A 2010 Harris poll found 22% of Republican voters believed Obama to be the Antichrist; 51% of them reckoned he wanted to turn the sovereignty of the USA over to a global government, 45% thought he was the “domestic enemy” referred to in the Constitution, 38% were convinced he’s doing many of the things Hitler did, and 22% reckoned he wanted the terrorists to win. Republican gadfly Bruce Bartlett concluded from this that between 20 and 50% of the party “are either insane or mind-numbingly stupid.” An equally reasonable interpretation would be that many of them are racist.

As George W. Bush’s main speechwriter David Frum put it: “Trump is running not to be president of all Americans, but to be the clan leader of white Americans.
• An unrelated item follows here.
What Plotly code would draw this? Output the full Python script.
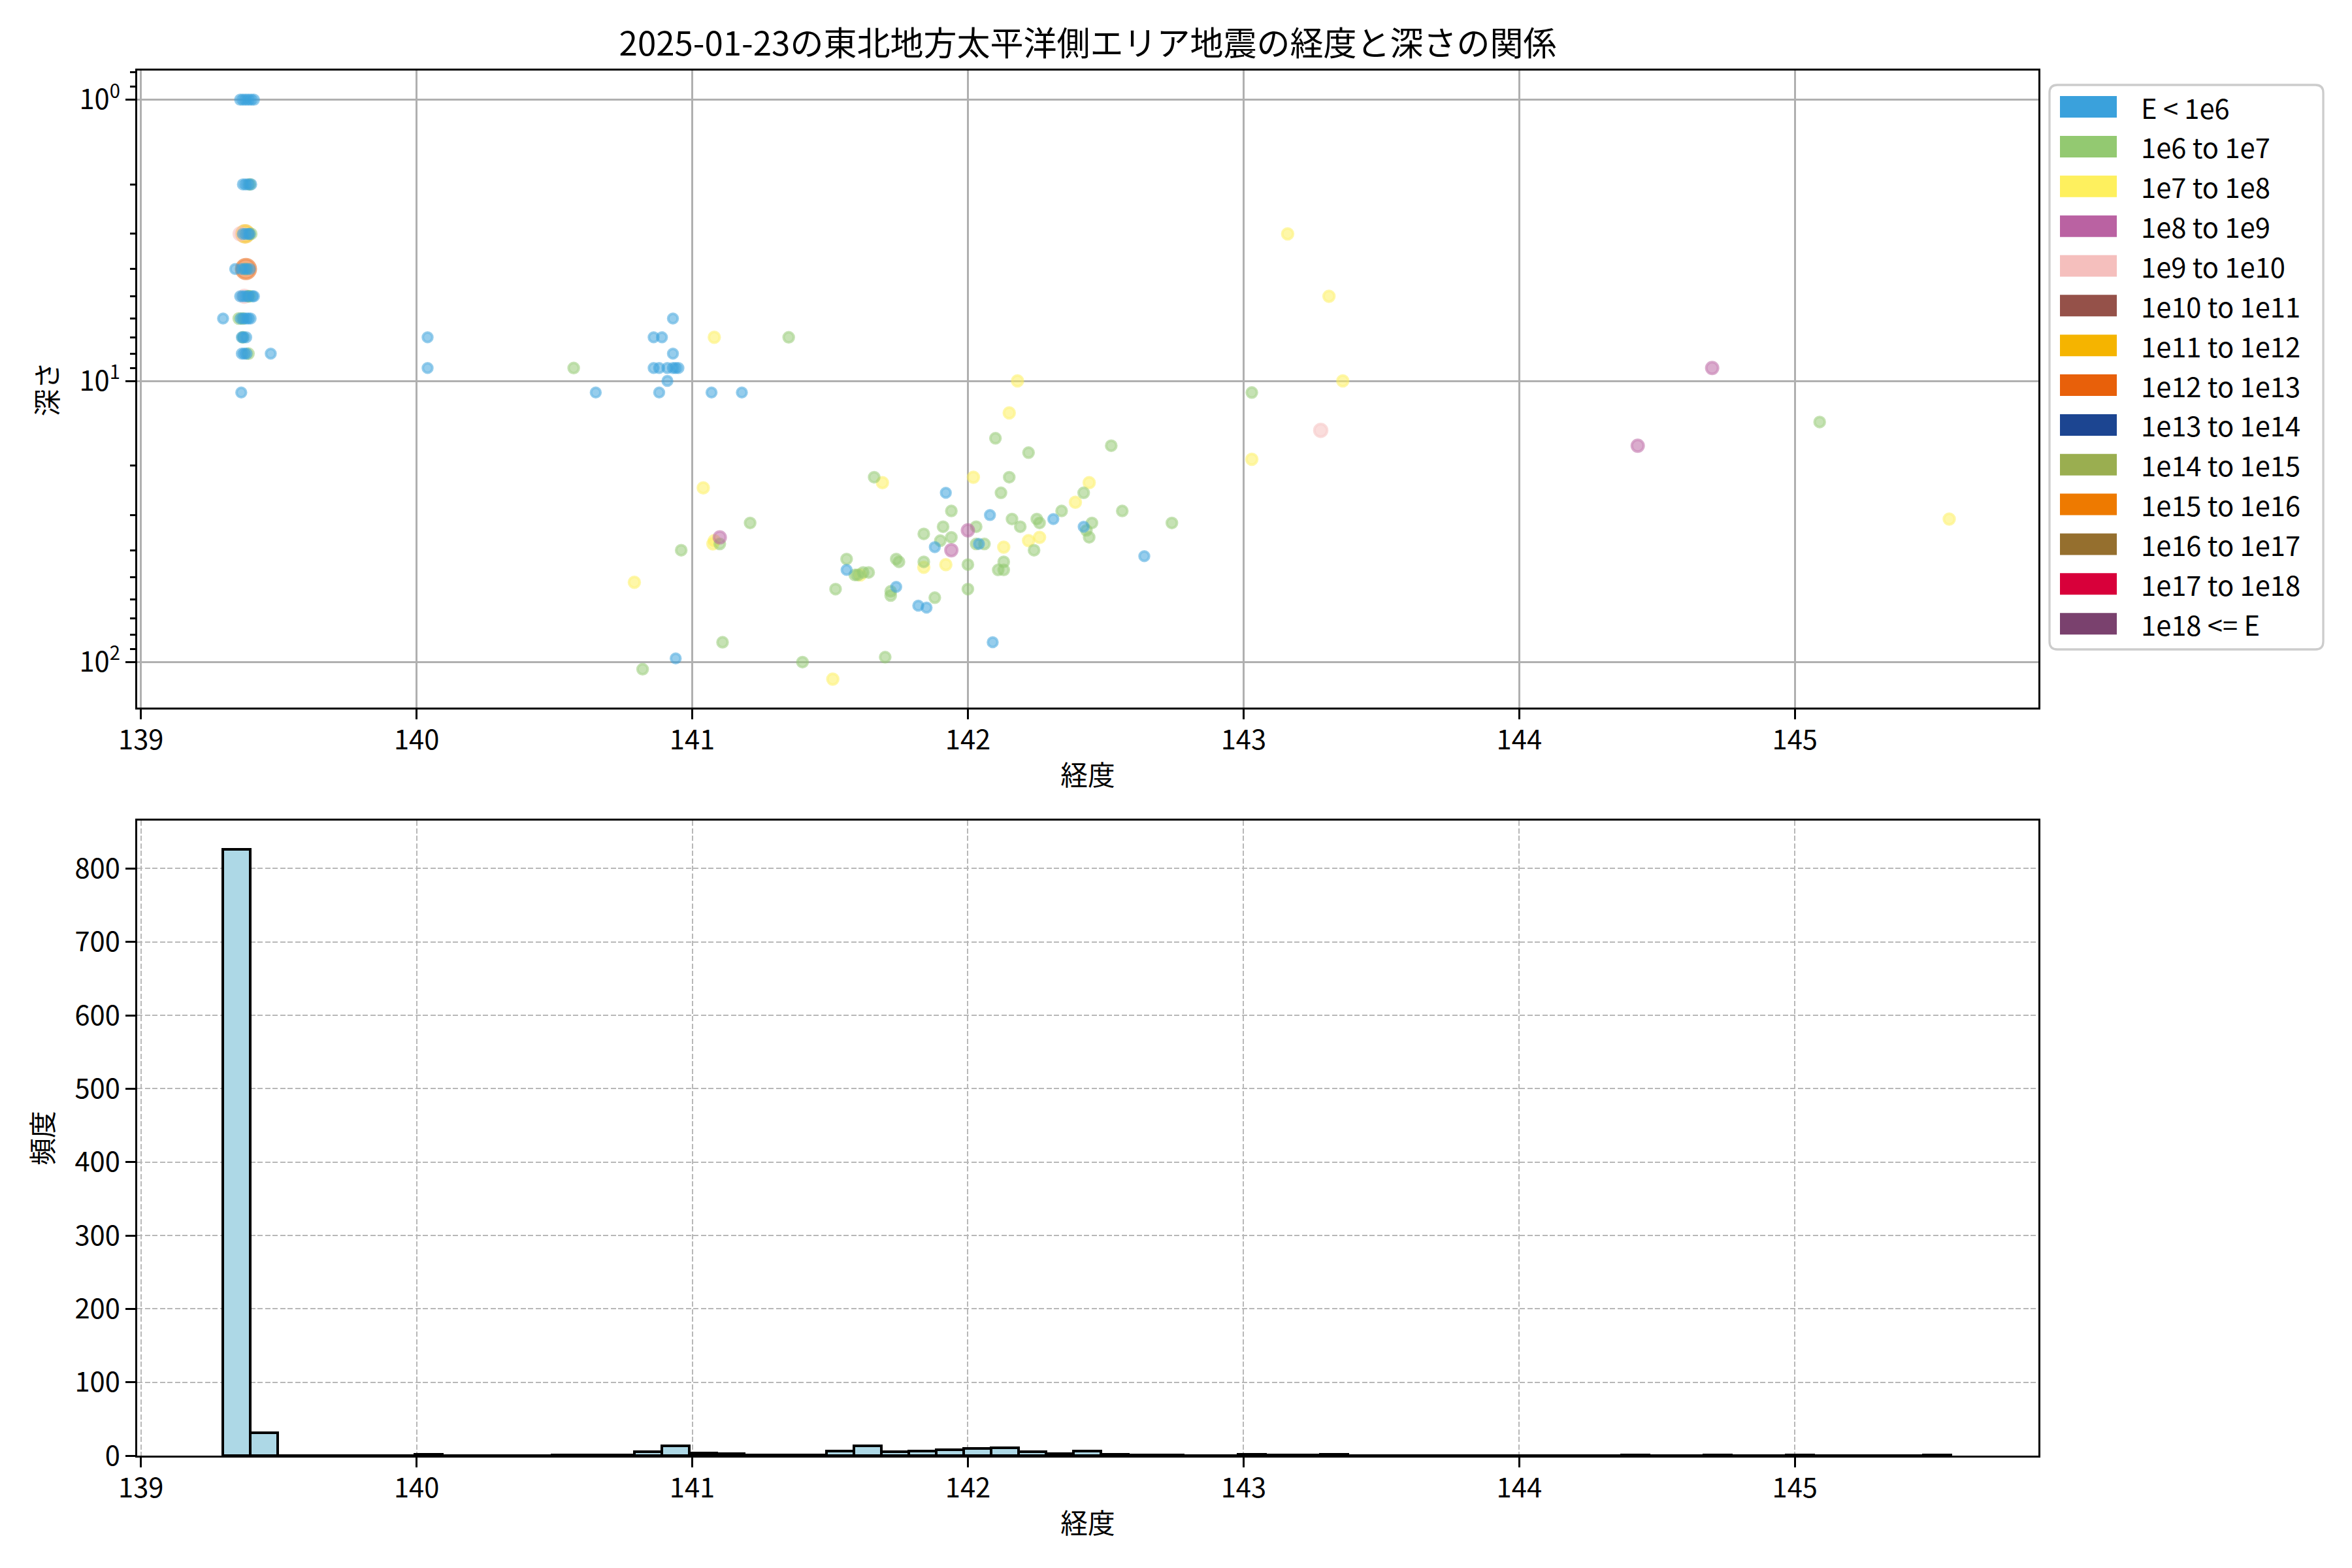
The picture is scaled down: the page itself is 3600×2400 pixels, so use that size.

That Trump, a demagogue who makes little attempt to conceal his authoritarian tendencies and whose political persona is fuelled by ego and vengefulness, a fairground huckster who knows from long experience that a section of the public is infinitely impressionable and credulous, a brazen manipulator exploiting the mainstream media’s addiction to celebrity culture and need to be seen to be even-handed and the alt-right media’s unscrupulous propagandism, can get this close to the White House is a chilling reminder of democracy’s fragility.

This is an excerpt from a psychological profile of Adolf Hitler prepared by the Office of Strategic Services, the predecessor of the CIA:

“His primary rules were: never allow the public to cool off; never admit a fault or wrong; never concede that there may be some good in your enemy; never accept blame; concentrate on one enemy at a time and blame him for everything that goes wrong; people will believe a big lie sooner than a little one and, if you repeat it frequently enough, people will sooner or later believe it.”

It’s also a pretty good summary of Trump’s modus operandi.

Two questions have haunted the world since Germany sank into barbarity in the 1930s: “How could that happen in an advanced, civilised country?” and “Could it happen again?”

The Trump phenomenon partially explains how Hitler and the Nazis were ever elected in the first place and strongly suggests that yes, it could happen again.